Community Visitor Schemes within the NDIS and OPCAT landscapes in safeguarding the rights of Australians with disability

Community Visitor schemes are a key mechanism in ensuring the safeguarding and achievement of human rights for people with disability in Australia. The unique powers of the Community Visitors to undertake unannounced, onsite visits to closed sites such as group houses, clinical facilities and supported residential services (SRSs) provide crucial ‘eyes on the ground’ monitoring and assessment of resident wellbeing, living conditions and service quality.

This study examines the ongoing role of Community Visitor schemes across Australia in safeguarding people with disability following changes brought by the National Disability Insurance Scheme (NDIS).

Dr Rae West, Melbourne Disability Institute
Ms Jen Hargrave, Community Researcher
Dr Piers Gooding, Melbourne Law School
Contact:
p.gooding@unimelb.edu.au

Report

Download the research report using the link below.

Community Visitors Research Report

Summary

Upholding the human rights of disabled people in ‘closed’ and ‘semi-closed’ care settings is generally agreed to require independent monitoring and reporting. Community Visitor schemes are a key mechanism in this independent process. The unique powers of Community Visitors to undertake unannounced, onsite visits to places such as Specialist Disability Accommodation (‘SDA’) (often referred to as group homes), involuntary psychiatric facilities, and supported residential services (‘SRS’) help monitor people’s safety, well-being, living conditions, and the quality of services they are receiving. Community Visitor schemes have been operating in Australian states and territories (except Western Australia and Tasmania) for over 30 years.

More recently, Community Visitor programs have been significantly impacted by the National Disability Insurance Scheme (‘NDIS’). The NDIS was established in 2013 but only fully rolled out across Australia in 2020. The NDIS primarily comprises of individualised packages of support provided to eligible people with disability. Participants then ‘purchase’ services from an almost fully privatised disability service sector. The new privatised approach has seen most governments move out of direct service provision. Yet state-run services were the main sites visited by Community Visitors in the past. Instead, the new NDIS service landscape comprises many private or non-government organisation (‘NGO’) service providers that are either registered or unregistered with the NDIS (with unregistered providers including individual support workers directly employed by NDIS participants).

This report seeks to examine the role of Community Visitors in being able to undertake adequate safeguarding in the diversified and privatised service landscape of the NDIS. Although there has been ambiguity about what constitutes a ‘closed setting’ for the purposes of Community Visitors, which has pre-dated the NDIS, the NDIS has intensified this ambiguity. Ambiguity centres on what is considered a ‘visitable site’. This includes ambiguity about whether Community Visitors have the statutory authority to visit what we describe in this report as ‘grey-zone’ sites outside of traditional sites. Grey-zone sites include controlled accommodations in which SIL providers are landlords of the accommodation setting while at the same time providing personal and community support to residents. Grey-zone sites also include Australian Disability Enterprises (‘ADE’) and day services. These sites are all examples of service settings in which it is unclear what role, if any, Community Visitors should play in rights-based monitoring, including whether Community Visitors are (or ought to be authorised) to visit them.
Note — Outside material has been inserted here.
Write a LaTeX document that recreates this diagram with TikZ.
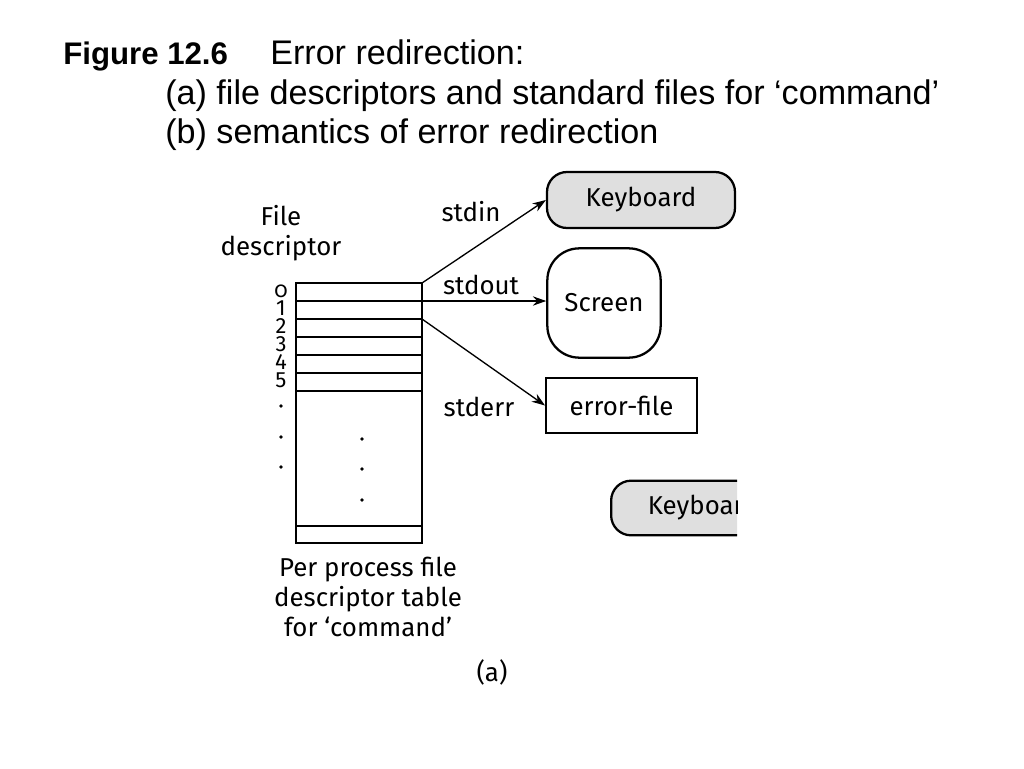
\documentclass[tikz,border=0pt]{standalone}
\usepackage{fontspec}
\setmainfont{Liberation Sans}
\newfontfamily\fira{Fira Sans}
\usetikzlibrary{arrows.meta}
\begin{document}
\begin{tikzpicture}[x=0.75pt,y=-0.75pt,
  title/.style={inner sep=0pt,anchor=base west,font=\fontsize{25.6}{30}\selectfont},
  lab/.style={inner sep=0pt,font=\fira\fontsize{19.4}{22.5}\selectfont},
  num/.style={inner sep=0pt,font=\fira\fontsize{16.5}{20}\selectfont},
  dotn/.style={circle,fill=black,inner sep=0pt,minimum size=2.8pt},
  tline/.style={line width=1.6pt},
  arr/.style={line width=1pt,-{Stealth[length=10pt,width=7pt]}},
  dev/.style={draw,line width=1.7pt,inner sep=0pt,font=\fira\fontsize{19.4}{22}\selectfont}]
\useasboundingbox (0,0) rectangle (1024,768);
% title
\node[title,font=\bfseries\fontsize{23.4}{28}\selectfont] (t1) at (63,64) {Figure 12.6};
\node[title] (t1b) at (270,64) {Error redirection:};
\node[title] (t2) at (165,104) {(a) file descriptors and standard files for ‘command’};
\node[title] (t3) at (165,143) {(b) semantics of error redirection};
% table
\draw[tline] (296,283) rectangle (422,543);
\foreach \yy in {301,319,337,355,373,391,526}
  \draw[tline] (296,\yy) -- (422,\yy);
\coordinate (r0) at (422,283);
\coordinate (r1) at (422,301);
\coordinate (r2) at (422,319);
\node[num] (n0) at (281,291) {\addfontfeature{Numbers=OldStyle}0};
\node[num] (n1) at (281,308) {1};
\node[num] (n2) at (281,326) {2};
\node[num] (n3) at (281,344) {3};
\node[num] (n4) at (281,362) {4};
\node[num] (n5) at (281,380) {5};
\node[dotn] (d1) at (281,406) {};
\node[dotn] (d2) at (281,437) {};
\node[dotn] (d3) at (281,467) {};
\node[dotn] (e1) at (362,439) {};
\node[dotn] (e2) at (362,469) {};
\node[dotn] (e3) at (362,500) {};
% labels
\node[lab,align=center] (fd) at (281,233) {File\\descriptor};
\node[lab,align=center] (pp) at (368,597) {Per process file\\descriptor table\\for ‘command’};
\node[lab] (a) at (492,672) {(a)};
% devices
\node[dev,fill=gray!25,rounded corners=15pt,minimum width=141pt,minimum height=42pt] (kb) at (641,200) {Keyboard};
\node[dev,rounded corners=24pt,minimum width=85pt,minimum height=82pt] (sc) at (604,303) {Screen};
\node[dev,minimum width=113pt,minimum height=41pt] (ef) at (621.5,405.5) {error-file};
% arrows
\draw[arr] (r0) -- (kb.west);
\node[lab] (sin) at (471,212) {stdin};
\draw[arr] (r1) -- (sc.west |- r1);
\node[lab] (sout) at (481,285) {stdout};
\draw[arr] (r2) -- (ef.west);
\node[lab] (serr) at (479,407) {stderr};
% clipped keyboard
\begin{scope}
\clip (590,470) rectangle (737,545);
\node[dev,fill=gray!25,rounded corners=15pt,minimum width=141pt,minimum height=41pt,anchor=west] (kb2) at (610,508) {\makebox[141pt][l]{\hspace{27.5pt}Keyboard}};
\end{scope}
\end{tikzpicture}
\end{document}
In all these settings, the potential remains for people with disabilities to face excessive control or coercion, and even outright violence and abuse, as the Royal Commission into Violence, Abuse, Neglect and Exploitation of People with Disability (‘Disability Royal Commission’) has made clear in its recent Report (2023). To complicate matters, in 2017, Australia ratified the Optional Protocol to the Convention against Torture and other Cruel, Inhuman or Degrading Treatment or Punishment (‘OPCAT’). OPCAT has implications for the disability service settings monitored by Community Visitor. Under OPCAT, Australia is obliged to create a reporting framework to prevent torture and other cruel, inhuman, or degrading treatment or punishment in closed settings.

For Australia, this requires a federal model of ‘National Preventive Mechanisms’ (‘NPM’). NPMs are independent visiting bodies established at the domestic level, composed of one or more bodies, for the prevention of torture and other cruel, inhuman, or degrading treatment or punishment (OPCAT, Article 3). An NPM has the potential to overlap with Community Visitor schemes in monitoring certain disability service settings. Hence, as well as considering the impact of the NDIS, this report takes the opportunity to consider the potential role of Community Visitors in Australia’s OPCAT monitoring obligations.